Knowledge of Automation Tools:

It is extremely important for a DevOps Engineer to have knowledge of Automation tools. Automation is the key to the development process. It allows reduced human effort, which boosts speed, accuracy, improves consistency and reliability while minimising the number of errors. Eventually, it results in more Rapide with high-quality delivery of value to the customer. Puppet, Docker and Jenkins are the most popular automation tools.

Continuous Testing:

Continuous Testing is the way to speed up and support the DevOps CI/CD pipelines. Continuous means successive testing is done on a continuous basis. It includes the practices, processes and tools of testing early, often, everywhere and automation. For Example, whenever a developer checks the code in the Source Code Server, an automated set of unit tests are executed in the continuous process. If the tests fail, the build gets rejected and is notified to the developer. Upon passing the test, the build is deployed to performance and QA servers for exhaustive functional and load tests. The tests are run at the same time. If it passes the tests, the software is deployed in production.

Containerization:

Containerization is the new standard in DevOps. Containerization is the process of packaging software code, its required dependencies, configurations, and other details to deploy easily in the same or other computing environments. Containerization enables DevOps Engineers, developers, and system administrators to build, test, deploy, and maintain applications quickly, securely, and efficiently.

Cloud Service Knowledge:

As Cloud and DevOps are always together, a DevOps Engineer must have Cloud knowledge. The efficiency of one is directly related to and influenced by the efficiency of the other. The DevOps methodology drives a process, and the cloud enables it by providing the platform needed to test, deploy, and release code.

Continuous Monitoring:

It is an automated process by which DevOps Engineers can observe and notice compliance issues and security threats during each phase of the DevOps pipeline. 
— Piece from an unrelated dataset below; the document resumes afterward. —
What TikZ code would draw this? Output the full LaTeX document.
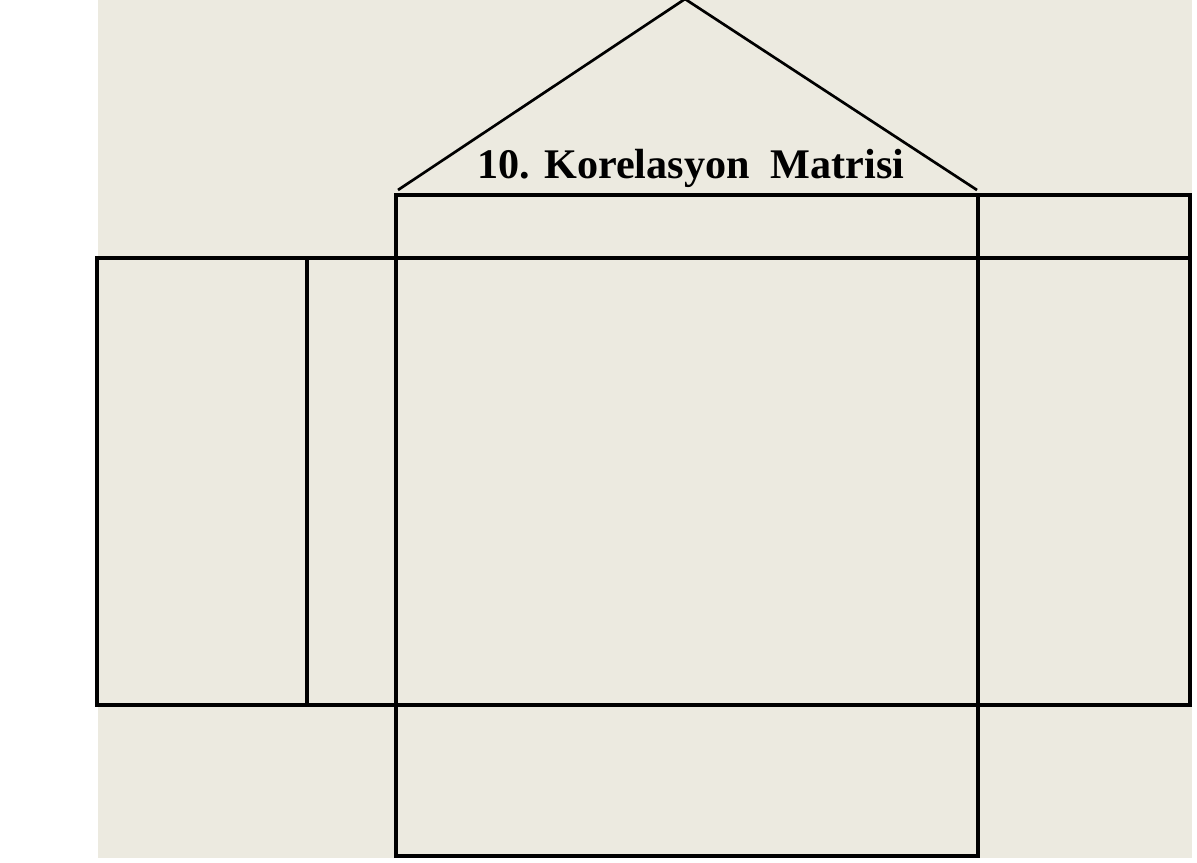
\documentclass[tikz,border=0pt]{standalone}
\usepackage{fontspec}
\setmainfont{Liberation Serif}
\usetikzlibrary{positioning}
\definecolor{hqbeige}{RGB}{236,234,224}

\begin{document}
\begin{tikzpicture}[x=.025cm,y=-.025cm,box/.style={line width=2.6pt},roof/.style={line width=1.9pt}]
\useasboundingbox (0,0) rectangle (1197,862);
\fill[hqbeige] (98,0) rectangle (1192,858);
% roof
\coordinate (apex) at (685,-1);
\coordinate (roofL) at (398,190);
\coordinate (roofR) at (977,190);
\draw[roof] (roofL)--(apex)--(roofR);
\node[font=\fontsize{30}{34}\selectfont\bfseries,inner sep=0pt,anchor=base] (title) at (691,178) {10. Korelasyon\ \ Matrisi};
% rooms
\draw[box] (396,195) rectangle (978,258);
\draw[box] (978,195) rectangle (1190,258);
\draw[box] (97,258) rectangle (1190,705);
\foreach \x in {307,396,978}{\draw[box] (\x,258)--(\x,705);}
\draw[box] (396,705) rectangle (978,856);
\end{tikzpicture}
\end{document}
It comes in at the end of the DevOps pipeline. Once the software is released into production, Continuous Monitoring will notify development and QA teams regarding the specific issues arising in the production environment. It provides feedback on issues, which allows the relevant teams to work on the issues and fix them as soon as possible. Continuous Monitoring helps IT teams and DevOps teams, with procuring real-time data from public and hybrid environments, which helps them with implementing and fortifying various security measures – incident response, threat assessment, computers, database forensics, and root cause analysis.

Conclusion:

DevOps is not only a technology solution rather it is a culture. The more you understand the more you will be benefitted. DevOps depends on individuals across various functions working together toward the same objective — to deliver rapid, continuous and high-quality code.

To be a successful DevOps Engineer, all you need to focus on is the above skills. 

The trend for DevOps is now leading day by day. Looking at the effectiveness of DevOps, now even small and medium IT organisations are adopting DevOps in their development cycle. If you want to make your career in DevOps, then it is the best career option.